→ Short problem
Take the lines of the data below from the very first through the line containing "import pandas as pd" and output them exactly, pictures excluded.
--- start Supplied material ---
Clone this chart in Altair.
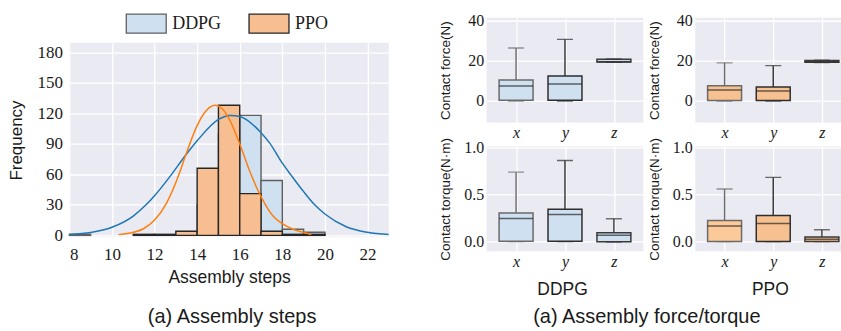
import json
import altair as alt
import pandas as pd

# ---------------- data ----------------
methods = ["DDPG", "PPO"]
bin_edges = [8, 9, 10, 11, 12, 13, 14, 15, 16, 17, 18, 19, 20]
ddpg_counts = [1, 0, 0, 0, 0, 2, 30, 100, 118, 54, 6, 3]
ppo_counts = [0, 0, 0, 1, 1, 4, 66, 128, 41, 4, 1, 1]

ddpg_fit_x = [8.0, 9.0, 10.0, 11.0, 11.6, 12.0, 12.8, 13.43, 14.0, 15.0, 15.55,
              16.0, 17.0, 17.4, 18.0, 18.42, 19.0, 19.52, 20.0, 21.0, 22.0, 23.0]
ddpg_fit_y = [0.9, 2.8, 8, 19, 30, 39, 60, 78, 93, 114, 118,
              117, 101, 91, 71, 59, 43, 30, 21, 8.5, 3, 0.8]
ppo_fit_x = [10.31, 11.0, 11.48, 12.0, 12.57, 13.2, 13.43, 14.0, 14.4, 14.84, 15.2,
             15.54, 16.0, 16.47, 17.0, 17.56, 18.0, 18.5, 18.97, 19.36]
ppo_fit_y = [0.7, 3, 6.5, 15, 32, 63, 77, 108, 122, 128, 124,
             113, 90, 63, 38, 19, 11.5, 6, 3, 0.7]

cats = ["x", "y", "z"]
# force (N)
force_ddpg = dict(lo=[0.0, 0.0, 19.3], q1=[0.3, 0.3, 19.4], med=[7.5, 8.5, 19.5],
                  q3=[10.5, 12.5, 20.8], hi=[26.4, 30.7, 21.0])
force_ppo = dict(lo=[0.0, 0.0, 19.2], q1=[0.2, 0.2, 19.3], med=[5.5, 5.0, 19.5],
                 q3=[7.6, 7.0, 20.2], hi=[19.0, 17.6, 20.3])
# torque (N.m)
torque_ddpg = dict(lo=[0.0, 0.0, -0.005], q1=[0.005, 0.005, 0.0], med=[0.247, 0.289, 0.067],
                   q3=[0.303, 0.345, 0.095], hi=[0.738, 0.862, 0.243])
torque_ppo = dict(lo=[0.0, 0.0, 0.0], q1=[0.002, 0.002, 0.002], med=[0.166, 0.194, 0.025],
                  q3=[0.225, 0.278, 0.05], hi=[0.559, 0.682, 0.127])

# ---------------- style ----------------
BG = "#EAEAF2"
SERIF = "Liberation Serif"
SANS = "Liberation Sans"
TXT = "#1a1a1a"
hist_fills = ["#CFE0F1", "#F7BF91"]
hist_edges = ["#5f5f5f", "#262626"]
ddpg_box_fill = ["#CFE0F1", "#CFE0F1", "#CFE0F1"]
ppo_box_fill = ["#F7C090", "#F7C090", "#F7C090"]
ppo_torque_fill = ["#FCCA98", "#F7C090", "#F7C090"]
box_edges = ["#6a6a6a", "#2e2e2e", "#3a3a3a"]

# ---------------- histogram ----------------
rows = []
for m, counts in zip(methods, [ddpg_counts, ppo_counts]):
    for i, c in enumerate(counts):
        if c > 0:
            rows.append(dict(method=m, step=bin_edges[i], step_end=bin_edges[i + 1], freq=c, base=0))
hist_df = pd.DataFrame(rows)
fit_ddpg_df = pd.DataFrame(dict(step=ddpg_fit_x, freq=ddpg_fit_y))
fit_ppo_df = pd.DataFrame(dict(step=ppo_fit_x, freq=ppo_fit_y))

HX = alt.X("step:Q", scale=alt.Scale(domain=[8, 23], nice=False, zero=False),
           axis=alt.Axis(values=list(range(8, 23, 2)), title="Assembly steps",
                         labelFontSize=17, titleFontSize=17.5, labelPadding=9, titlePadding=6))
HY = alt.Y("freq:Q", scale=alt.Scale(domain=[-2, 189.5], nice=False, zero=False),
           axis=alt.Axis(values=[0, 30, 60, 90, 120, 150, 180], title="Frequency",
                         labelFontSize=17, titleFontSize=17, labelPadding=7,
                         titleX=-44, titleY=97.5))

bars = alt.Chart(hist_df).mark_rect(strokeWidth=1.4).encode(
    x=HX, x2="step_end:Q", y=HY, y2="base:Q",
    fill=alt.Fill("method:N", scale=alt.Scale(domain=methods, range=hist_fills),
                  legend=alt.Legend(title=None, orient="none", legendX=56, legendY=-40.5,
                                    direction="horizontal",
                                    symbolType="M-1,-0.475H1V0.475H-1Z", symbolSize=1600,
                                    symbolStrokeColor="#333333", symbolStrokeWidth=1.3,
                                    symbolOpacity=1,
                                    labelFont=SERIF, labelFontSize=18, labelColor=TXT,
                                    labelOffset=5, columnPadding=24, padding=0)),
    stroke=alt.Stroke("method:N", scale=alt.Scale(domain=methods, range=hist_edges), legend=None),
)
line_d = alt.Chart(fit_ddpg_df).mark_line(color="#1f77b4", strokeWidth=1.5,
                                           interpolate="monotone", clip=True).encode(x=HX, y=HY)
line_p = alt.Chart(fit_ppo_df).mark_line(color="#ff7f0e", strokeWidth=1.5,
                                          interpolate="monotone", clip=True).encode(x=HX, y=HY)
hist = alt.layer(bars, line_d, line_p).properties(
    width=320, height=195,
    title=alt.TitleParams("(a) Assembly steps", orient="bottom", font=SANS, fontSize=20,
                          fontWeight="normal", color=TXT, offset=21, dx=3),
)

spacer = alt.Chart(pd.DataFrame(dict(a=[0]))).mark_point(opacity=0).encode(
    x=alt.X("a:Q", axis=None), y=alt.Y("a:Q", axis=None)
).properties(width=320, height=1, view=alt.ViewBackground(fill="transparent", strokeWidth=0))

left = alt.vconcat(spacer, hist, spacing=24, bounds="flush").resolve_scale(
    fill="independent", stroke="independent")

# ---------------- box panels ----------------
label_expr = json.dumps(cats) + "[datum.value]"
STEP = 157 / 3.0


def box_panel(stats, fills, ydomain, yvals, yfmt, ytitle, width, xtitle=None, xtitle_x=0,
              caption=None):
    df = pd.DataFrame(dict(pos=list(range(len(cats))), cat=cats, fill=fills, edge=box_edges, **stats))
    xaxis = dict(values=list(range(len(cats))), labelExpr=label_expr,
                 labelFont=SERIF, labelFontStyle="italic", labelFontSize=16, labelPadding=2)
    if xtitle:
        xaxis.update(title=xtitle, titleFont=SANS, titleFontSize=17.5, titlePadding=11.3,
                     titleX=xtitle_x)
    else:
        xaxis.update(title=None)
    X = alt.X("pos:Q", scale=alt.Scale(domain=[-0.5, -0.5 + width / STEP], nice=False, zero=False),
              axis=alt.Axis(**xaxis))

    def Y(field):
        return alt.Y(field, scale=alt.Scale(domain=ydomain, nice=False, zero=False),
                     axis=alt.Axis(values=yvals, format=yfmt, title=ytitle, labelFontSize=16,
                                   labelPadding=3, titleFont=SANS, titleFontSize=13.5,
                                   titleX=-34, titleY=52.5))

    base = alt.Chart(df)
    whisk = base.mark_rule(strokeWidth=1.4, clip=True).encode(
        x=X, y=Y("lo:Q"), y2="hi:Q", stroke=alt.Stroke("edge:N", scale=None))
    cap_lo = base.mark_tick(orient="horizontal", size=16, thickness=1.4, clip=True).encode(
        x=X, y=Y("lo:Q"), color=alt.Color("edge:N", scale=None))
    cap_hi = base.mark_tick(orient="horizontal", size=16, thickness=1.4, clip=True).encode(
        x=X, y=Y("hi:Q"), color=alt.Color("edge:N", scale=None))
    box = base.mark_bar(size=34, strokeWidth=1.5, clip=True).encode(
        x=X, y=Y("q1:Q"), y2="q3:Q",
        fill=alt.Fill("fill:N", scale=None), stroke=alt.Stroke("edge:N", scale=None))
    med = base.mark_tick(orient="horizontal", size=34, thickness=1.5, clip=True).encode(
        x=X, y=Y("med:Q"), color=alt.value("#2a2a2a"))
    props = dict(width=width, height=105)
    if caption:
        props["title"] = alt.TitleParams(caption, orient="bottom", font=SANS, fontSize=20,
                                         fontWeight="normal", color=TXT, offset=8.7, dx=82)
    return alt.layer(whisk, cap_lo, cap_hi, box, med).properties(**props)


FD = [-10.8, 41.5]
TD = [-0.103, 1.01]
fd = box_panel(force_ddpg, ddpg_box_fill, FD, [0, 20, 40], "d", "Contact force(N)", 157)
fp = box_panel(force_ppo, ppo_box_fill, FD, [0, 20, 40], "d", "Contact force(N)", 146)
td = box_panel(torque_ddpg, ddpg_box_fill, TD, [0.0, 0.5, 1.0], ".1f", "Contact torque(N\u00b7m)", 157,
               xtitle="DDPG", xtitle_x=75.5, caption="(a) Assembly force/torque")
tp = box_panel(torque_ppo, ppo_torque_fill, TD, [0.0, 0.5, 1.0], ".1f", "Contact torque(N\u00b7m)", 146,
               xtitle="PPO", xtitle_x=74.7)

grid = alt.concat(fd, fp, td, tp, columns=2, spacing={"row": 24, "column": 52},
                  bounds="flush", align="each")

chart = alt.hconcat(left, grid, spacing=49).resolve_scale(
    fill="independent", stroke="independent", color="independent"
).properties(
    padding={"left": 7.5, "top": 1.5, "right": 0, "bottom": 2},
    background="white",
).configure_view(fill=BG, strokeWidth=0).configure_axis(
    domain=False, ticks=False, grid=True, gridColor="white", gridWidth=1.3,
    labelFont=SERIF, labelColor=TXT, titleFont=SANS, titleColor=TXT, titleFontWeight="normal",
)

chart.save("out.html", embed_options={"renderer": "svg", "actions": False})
--- end Supplied material ---
→ Result
Clone this chart in Altair.
import json
import altair as alt
import pandas as pd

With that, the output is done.